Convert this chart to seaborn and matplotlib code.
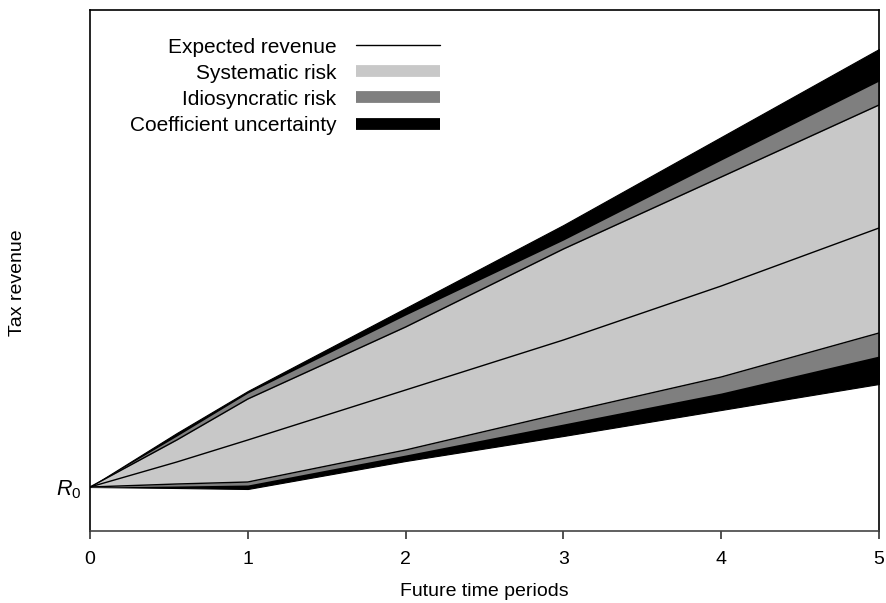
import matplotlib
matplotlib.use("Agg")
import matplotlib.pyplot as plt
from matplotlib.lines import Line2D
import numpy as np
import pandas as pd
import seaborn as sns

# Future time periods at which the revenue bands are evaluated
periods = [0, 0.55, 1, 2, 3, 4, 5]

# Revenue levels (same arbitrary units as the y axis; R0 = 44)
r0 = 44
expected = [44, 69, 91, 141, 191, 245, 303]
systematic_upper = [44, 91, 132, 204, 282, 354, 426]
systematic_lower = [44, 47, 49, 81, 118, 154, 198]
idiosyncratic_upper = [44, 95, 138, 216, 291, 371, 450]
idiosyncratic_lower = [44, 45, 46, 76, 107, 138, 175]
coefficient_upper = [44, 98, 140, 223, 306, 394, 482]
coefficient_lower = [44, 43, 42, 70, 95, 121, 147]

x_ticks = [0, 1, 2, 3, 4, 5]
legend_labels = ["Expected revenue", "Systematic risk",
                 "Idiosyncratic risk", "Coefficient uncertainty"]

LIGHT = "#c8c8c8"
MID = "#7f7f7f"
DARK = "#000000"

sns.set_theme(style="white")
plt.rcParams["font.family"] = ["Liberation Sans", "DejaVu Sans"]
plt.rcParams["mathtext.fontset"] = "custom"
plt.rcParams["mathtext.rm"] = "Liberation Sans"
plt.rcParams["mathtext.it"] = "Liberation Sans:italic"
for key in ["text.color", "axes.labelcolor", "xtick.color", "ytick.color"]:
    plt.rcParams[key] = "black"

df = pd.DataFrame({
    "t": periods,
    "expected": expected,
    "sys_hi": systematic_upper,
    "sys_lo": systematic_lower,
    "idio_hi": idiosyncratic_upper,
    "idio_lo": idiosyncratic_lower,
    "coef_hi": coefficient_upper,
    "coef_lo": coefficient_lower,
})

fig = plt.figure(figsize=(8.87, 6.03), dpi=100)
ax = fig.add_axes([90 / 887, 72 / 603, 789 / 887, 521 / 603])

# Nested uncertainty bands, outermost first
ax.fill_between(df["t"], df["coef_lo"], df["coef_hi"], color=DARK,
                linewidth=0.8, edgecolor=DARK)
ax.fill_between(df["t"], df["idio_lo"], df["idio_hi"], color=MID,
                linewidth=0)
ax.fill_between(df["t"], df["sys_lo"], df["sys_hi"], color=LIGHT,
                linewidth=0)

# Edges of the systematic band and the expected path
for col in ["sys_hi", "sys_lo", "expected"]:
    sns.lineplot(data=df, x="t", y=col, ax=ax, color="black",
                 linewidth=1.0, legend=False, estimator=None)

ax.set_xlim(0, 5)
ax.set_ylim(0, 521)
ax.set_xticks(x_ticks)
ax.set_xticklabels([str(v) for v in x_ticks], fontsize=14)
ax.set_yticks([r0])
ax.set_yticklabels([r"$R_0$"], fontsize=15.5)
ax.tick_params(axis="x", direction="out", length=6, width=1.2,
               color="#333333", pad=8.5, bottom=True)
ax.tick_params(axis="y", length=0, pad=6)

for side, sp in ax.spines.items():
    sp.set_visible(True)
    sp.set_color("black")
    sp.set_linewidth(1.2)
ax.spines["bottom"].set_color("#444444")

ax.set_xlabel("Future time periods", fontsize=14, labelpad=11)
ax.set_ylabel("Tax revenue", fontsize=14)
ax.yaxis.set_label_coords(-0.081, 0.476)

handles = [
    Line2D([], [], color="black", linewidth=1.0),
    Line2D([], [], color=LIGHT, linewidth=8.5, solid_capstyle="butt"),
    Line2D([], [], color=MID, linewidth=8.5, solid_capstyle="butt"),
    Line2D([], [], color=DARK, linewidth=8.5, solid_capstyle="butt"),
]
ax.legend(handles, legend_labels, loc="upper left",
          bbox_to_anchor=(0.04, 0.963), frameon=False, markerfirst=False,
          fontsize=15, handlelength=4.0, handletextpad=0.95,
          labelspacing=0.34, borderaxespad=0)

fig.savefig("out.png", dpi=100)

==================================================

Exercise requirements: Exactly reproduce the run of lines from the start of the listing through the line with "coefficient_lower = [44, 43, 42, 70, 95, 121, 147]", inclusive; pictures are not copied.

Reply:
Convert this chart to seaborn and matplotlib code.
import matplotlib
matplotlib.use("Agg")
import matplotlib.pyplot as plt
from matplotlib.lines import Line2D
import numpy as np
import pandas as pd
import seaborn as sns

# Future time periods at which the revenue bands are evaluated
periods = [0, 0.55, 1, 2, 3, 4, 5]

# Revenue levels (same arbitrary units as the y axis; R0 = 44)
r0 = 44
expected = [44, 69, 91, 141, 191, 245, 303]
systematic_upper = [44, 91, 132, 204, 282, 354, 426]
systematic_lower = [44, 47, 49, 81, 118, 154, 198]
idiosyncratic_upper = [44, 95, 138, 216, 291, 371, 450]
idiosyncratic_lower = [44, 45, 46, 76, 107, 138, 175]
coefficient_upper = [44, 98, 140, 223, 306, 394, 482]
coefficient_lower = [44, 43, 42, 70, 95, 121, 147]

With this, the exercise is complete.